"We're all mad here."
- the Cheshire Cat in Alice in Wonderland by Lewis Carroll
About Veronika Decides to Die by Paulo Coehlo: Twenty-four-year-old Veronika seems to have everything -- youth and beauty, boyfriends and a loving family, a fulfilling job. But something is missing in her life. So, one cold November morning Veronika decides to die. She takes a handful of sleeping pills expecting never to wake up. But she does -- at a mental hospital where she is told that she has only days to live.
This poignant international bestseller by the author of The Alchemist takes readers on a quest to find meaning in a culture overshadowed by angst, soulless routine, and pervasive conformity. Based on events in Coelho's own life, Veronika Decides to Die questions the meaning of madness and celebrates individuals who do not fit into patterns society considers to be normal. Bold and illuminating, it is a dazzling portrait of a young woman at the crossroads of despair and liberation, and a poetic, exuberant appreciation of each day as a renewed opportunity.
My two centsPaulo Coehlo is one of those authors many wax poetic. I haven't read his popular The Alchemist so I have no preconceptions about him or his writing. However, the blurb and the intro for this book carries some heavy heavy realities of Coehlo's personal struggle with depression and suicide, so I started this book warier than usual (semi-autobiographies are often tough to read).
Veronika is young, beautiful and has her whole life ahead of her. But she's unhappy - not in the dramatic, emotional, dark way that we've come to think of depression - but in the insidious, under-the- radar type of way. In fact, while Veronika is waiting for her overdose of pills to take effect, she is stressing about a tech article that came out in a magazine that chirpily asks "Where is Slovenia?" It triggers something strangely patriotic in her and it occurs to her that since she is in the middle of writing a tell-off letter to the editor that people may connect her suicide with this teeny tiny detail.
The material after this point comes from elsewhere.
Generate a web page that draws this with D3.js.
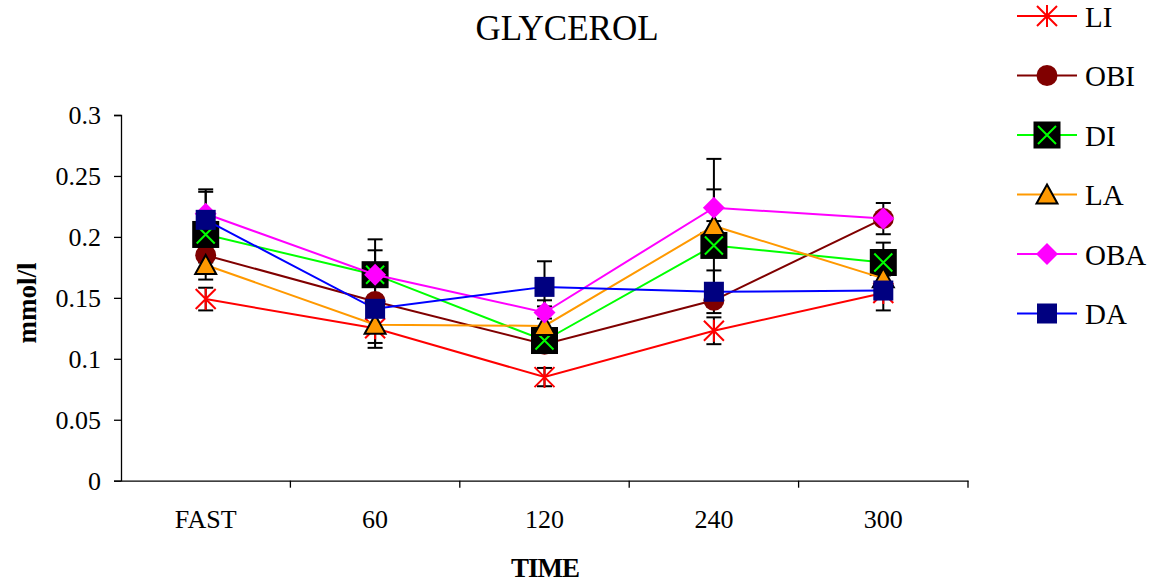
<!DOCTYPE html>
<html>
<head>
<meta charset="utf-8">
<script src="https://cdn.jsdelivr.net/npm/d3@7"></script>
<style>
  html, body { margin: 0; padding: 0; background: #fff; }
  svg { display: block; }
  text { font-family: "Liberation Serif", "Times New Roman", serif; fill: #000; }
</style>
</head>
<body>
<svg id="chart" width="1154" height="583"></svg>
<script>
// Time points
const categories = ["FAST", "60", "120", "240", "300"];
const yTicks = [0, 0.05, 0.1, 0.15, 0.2, 0.25, 0.3];

// Glycerol means (mmol/l)
const LI  = [0.149, 0.125, 0.085, 0.123, 0.154];
const OBI = [0.185, 0.147, 0.112, 0.148, 0.215];
const DI  = [0.202, 0.169, 0.115, 0.193, 0.179];
const LA  = [0.177, 0.128, 0.127, 0.209, 0.166];
const OBA = [0.219, 0.169, 0.138, 0.224, 0.215];
const DA  = [0.214, 0.141, 0.159, 0.155, 0.156];

// Error bar half-widths (mmol/l)
const LI_err  = [0.0093, 0.016, 0.0075, 0.011, 0.0143];
const OBI_err = [0.006, 0.005, 0.005, 0.005, 0.004];
const DI_err  = [0.037, 0.029, 0.005, 0.046, 0.0163];
const LA_err  = [0.004, 0.015, 0.021, 0.004, 0.005];
const OBA_err = [0.018, 0.020, 0.005, 0.040, 0.0128];
const DA_err  = [0.006, 0.005, 0.021, 0.0175, 0.005];

const seriesNames = ["LI", "OBI", "DI", "LA", "OBA", "DA"];
const seriesValues = [LI, OBI, DI, LA, OBA, DA];
const seriesErrors = [LI_err, OBI_err, DI_err, LA_err, OBA_err, DA_err];

const series = seriesNames.map((name, i) => ({
  name, values: seriesValues[i], errors: seriesErrors[i]
}));

const style = {
  LI:  { line: "#ff0000", marker: "star" },
  OBI: { line: "#800000", marker: "circle" },
  DI:  { line: "#00ff00", marker: "xsquare" },
  LA:  { line: "#ff9900", marker: "triangle" },
  OBA: { line: "#ff00ff", marker: "diamond" },
  DA:  { line: "#0000ff", marker: "square" }
};

const svg = d3.select("#chart");
const plot = { left: 121, right: 968, top: 115, bottom: 480.7 };

const xBand = d3.scaleBand().domain(categories).range([plot.left, plot.right]).padding(0);
const xPos = d => xBand(d) + xBand.bandwidth() / 2;
const y = d3.scaleLinear().domain([0, 0.3]).range([plot.bottom, plot.top]);

// Title
svg.append("text")
  .attr("x", 567).attr("y", 39.5)
  .attr("text-anchor", "middle")
  .style("font-size", "35px")
  .text("GLYCEROL");

// Y axis
const yAxis = svg.append("g")
  .attr("transform", `translate(${plot.left},0)`)
  .call(d3.axisLeft(y).tickValues(yTicks).tickSize(7).tickPadding(13)
    .tickFormat(d => String(+d.toFixed(2))));
yAxis.select(".domain").attr("stroke", "#000").attr("stroke-width", 1.3);
yAxis.selectAll(".tick line").attr("stroke", "#000").attr("stroke-width", 1.3);
yAxis.selectAll(".tick text")
  .style("font-size", "26px")
  .style("font-family", "'Liberation Serif', 'Times New Roman', serif")
  .attr("fill", "#000");

// X axis: labels centred in each band, ticks on band boundaries
const xAxis = svg.append("g")
  .attr("transform", `translate(0,${plot.bottom})`)
  .call(d3.axisBottom(xBand).tickSize(0).tickPadding(0));
xAxis.select(".domain").attr("stroke", "#000").attr("stroke-width", 1.3);
xAxis.selectAll(".tick text")
  .attr("y", 47).attr("dy", null)
  .style("font-size", "26px")
  .style("font-family", "'Liberation Serif', 'Times New Roman', serif")
  .attr("fill", "#000");
const boundaries = categories.map(c => xBand(c)).concat([xBand(categories[categories.length - 1]) + xBand.bandwidth()]);
xAxis.selectAll(".bound")
  .data(boundaries.slice(1))
  .enter().append("line")
  .attr("class", "bound")
  .attr("x1", d => d).attr("x2", d => d)
  .attr("y1", 0).attr("y2", 7)
  .attr("stroke", "#000").attr("stroke-width", 1.3);

// Axis titles
svg.append("text")
  .attr("x", 545).attr("y", 577)
  .attr("text-anchor", "middle")
  .style("font-size", "27px").style("font-weight", "bold")
  .style("letter-spacing", "-1px")
  .text("TIME");
svg.append("text")
  .attr("transform", "translate(36,303) rotate(-90)")
  .attr("text-anchor", "middle")
  .style("font-size", "27px").style("font-weight", "bold")
  .text("mmol/l");

// Marker drawing
function drawMarker(g, type, color) {
  if (type === "star") {
    const h = 10;
    g.append("path")
      .attr("d", `M${-h},${-h}L${h},${h}M${h},${-h}L${-h},${h}M0,${-h - 1}L0,${h + 1}`)
      .attr("stroke", color).attr("stroke-width", 2).attr("fill", "none");
  } else if (type === "circle") {
    g.append("circle").attr("r", 10.5).attr("fill", "#800000");
  } else if (type === "xsquare") {
    const h = 13.5, k = 9;
    g.append("rect").attr("x", -h).attr("y", -h).attr("width", 2 * h).attr("height", 2 * h).attr("fill", "#000");
    g.append("path")
      .attr("d", `M${-k},${-k}L${k},${k}M${k},${-k}L${-k},${k}`)
      .attr("stroke", "#00ff00").attr("stroke-width", 2).attr("fill", "none");
  } else if (type === "triangle") {
    g.append("path")
      .attr("d", "M0,-10L10.5,9L-10.5,9Z")
      .attr("fill", "#ff9900").attr("stroke", "#000").attr("stroke-width", 2)
      .attr("stroke-linejoin", "miter");
  } else if (type === "diamond") {
    g.append("path").attr("d", "M0,-11L11,0L0,11L-11,0Z").attr("fill", "#ff00ff");
  } else if (type === "square") {
    g.append("rect").attr("x", -10).attr("y", -10).attr("width", 20).attr("height", 20).attr("fill", "#000080");
  }
}

// Error bars (beneath lines and markers)
const errLayer = svg.append("g");
series.forEach(s => {
  s.values.forEach((v, i) => {
    const e = s.errors[i];
    const cx = xPos(categories[i]);
    const g = errLayer.append("g").attr("stroke", "#000").attr("stroke-width", 2);
    g.append("line").attr("x1", cx).attr("x2", cx).attr("y1", y(v + e)).attr("y2", y(v - e));
    [v + e, v - e].forEach(t => {
      g.append("line").attr("x1", cx - 7.5).attr("x2", cx + 7.5).attr("y1", y(t)).attr("y2", y(t));
    });
  });
});

// Series lines and markers, drawn in series order
const line = d3.line().x((d, i) => xPos(categories[i])).y(d => y(d));
series.forEach(s => {
  const st = style[s.name];
  const g = svg.append("g");
  g.append("path").attr("d", line(s.values))
    .attr("fill", "none").attr("stroke", st.line).attr("stroke-width", 2);
  s.values.forEach((v, i) => {
    const m = g.append("g").attr("transform", `translate(${xPos(categories[i])},${y(v)})`);
    drawMarker(m, st.marker, st.line);
  });
});

// Legend
const legend = svg.append("g");
series.forEach((s, i) => {
  const st = style[s.name];
  const cy = 16 + i * 59.5;
  const row = legend.append("g").attr("transform", `translate(0,${cy})`);
  row.append("line").attr("x1", 1017).attr("x2", 1077).attr("y1", 0).attr("y2", 0)
    .attr("stroke", st.line).attr("stroke-width", 2);
  drawMarker(row.append("g").attr("transform", "translate(1047,0)"), st.marker, st.line);
  row.append("text").attr("x", 1085).attr("y", 10.5)
    .style("font-size", "29px").text(s.name);
});
</script>
</body>
</html>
But her suicide attempt is thwarted as she wakes up and realizes that she is confined in a mental institution called Villete. She is told that she has irreversibly damaged her heart and that she has only days to live. Unexpectedly this awakens the desire in Veronika to fight for her life, and by default, enjoy her last moments on earth. In her so-called "journey back to sanity," she comes to the "aha" moment that she can simply do what she wants to do - inhibitions and convention be damned - as people are tolerant at least and oblivious at best to those who are labelled mad.
What Veronika doesn't realize is that she is also affecting her fellow patients, who are shocked out of their complacency by the incongruity of Veronika's situation. One of these is a long-time patient, Zedka, who is clinically depressed. Another is Mari who has panic attacks. Lastly there is schizophrenic Eduard, initially attracted by Veronika's piano playing and with whom Veronika eventually falls in love.
Explored in this slyly humorous account of Veronika's Villete stay is the concept that the world is actually collectively mad. What is insanity? It is subjective, depending on which "side of Villete" you're looking at it from. What if the mad ones weren't the people confined in asylums, the outliers, the oddities? What if they were the sane ones and everyone else in the world is mad? This brings to my mind the grinning Cheshire Cat in Lewis Carroll's Alice in Wonderland who proclaims to Alice "We're all mad here." Flipping the idea of madness on its head brings to light that sometimes it takes the desire to buck convention or conformity to be able to live joyously and honestly.
There is a surprise twist at the end that made me go "What!?" Things really have a way of working themselves out, whether by grand design or by serendipity. I still choose to think that the world is a generally benevolent place - it is up to us how we choose to live in it.